━━━ Given information
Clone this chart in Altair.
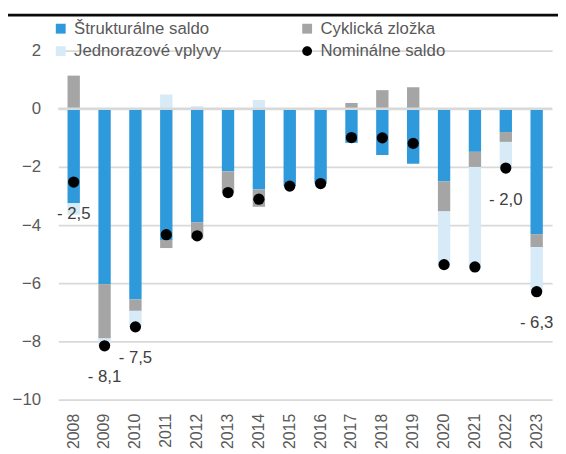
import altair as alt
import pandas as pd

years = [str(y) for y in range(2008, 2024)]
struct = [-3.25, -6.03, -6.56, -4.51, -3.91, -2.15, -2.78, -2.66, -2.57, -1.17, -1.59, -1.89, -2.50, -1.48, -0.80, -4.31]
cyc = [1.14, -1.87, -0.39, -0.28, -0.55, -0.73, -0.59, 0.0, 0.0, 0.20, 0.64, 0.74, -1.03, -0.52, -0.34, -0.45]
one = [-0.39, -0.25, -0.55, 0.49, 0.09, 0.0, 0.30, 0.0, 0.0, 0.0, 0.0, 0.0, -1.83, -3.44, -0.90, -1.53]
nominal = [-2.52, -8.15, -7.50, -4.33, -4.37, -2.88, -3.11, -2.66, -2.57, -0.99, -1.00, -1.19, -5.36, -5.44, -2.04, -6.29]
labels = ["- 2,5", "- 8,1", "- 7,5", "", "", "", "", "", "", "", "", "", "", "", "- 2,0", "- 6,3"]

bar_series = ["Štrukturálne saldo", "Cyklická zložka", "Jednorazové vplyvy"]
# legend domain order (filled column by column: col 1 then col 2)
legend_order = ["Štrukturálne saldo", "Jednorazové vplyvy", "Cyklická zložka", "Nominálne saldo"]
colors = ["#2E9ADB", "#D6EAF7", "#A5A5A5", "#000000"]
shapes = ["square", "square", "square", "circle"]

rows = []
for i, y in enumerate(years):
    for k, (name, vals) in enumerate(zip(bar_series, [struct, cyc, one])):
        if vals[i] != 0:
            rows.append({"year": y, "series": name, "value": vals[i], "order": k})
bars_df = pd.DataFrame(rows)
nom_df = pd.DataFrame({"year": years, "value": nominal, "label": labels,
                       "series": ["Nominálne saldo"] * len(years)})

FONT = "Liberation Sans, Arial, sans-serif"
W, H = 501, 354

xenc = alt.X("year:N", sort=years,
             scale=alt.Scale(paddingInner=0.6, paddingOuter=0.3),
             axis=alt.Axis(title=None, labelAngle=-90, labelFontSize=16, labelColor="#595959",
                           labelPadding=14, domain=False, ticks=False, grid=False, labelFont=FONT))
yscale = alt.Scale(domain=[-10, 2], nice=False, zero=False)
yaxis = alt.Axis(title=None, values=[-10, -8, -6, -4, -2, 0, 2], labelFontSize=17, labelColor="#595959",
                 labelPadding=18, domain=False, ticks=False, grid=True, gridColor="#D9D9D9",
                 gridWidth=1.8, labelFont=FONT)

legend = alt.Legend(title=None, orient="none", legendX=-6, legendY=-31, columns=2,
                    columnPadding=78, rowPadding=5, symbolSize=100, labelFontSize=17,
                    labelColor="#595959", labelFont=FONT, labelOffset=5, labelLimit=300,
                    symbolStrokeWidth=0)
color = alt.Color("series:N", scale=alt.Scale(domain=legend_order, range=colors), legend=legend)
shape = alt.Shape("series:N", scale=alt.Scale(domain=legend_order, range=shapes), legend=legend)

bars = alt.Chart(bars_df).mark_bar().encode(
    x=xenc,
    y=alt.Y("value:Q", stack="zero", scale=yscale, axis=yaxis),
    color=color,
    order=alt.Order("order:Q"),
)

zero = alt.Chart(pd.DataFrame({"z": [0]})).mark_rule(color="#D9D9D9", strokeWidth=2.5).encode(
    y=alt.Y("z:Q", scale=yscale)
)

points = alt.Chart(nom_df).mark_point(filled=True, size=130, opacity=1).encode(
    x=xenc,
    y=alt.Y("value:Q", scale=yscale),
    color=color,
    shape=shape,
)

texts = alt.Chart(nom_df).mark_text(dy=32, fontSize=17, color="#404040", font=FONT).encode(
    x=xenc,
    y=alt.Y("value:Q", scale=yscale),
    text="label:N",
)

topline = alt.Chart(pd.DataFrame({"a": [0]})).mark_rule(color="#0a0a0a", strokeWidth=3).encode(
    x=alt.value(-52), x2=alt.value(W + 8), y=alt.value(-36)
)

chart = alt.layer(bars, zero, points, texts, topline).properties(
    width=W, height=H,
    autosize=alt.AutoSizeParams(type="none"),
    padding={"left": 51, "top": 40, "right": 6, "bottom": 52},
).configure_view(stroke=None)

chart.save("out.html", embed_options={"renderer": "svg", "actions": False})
━━━━━━
_What this task involves_
Could the lines from the top of the material through the line with "import pandas as pd" be repeated exactly, pictures left out?

_Problem solution_
Clone this chart in Altair.
import altair as alt
import pandas as pd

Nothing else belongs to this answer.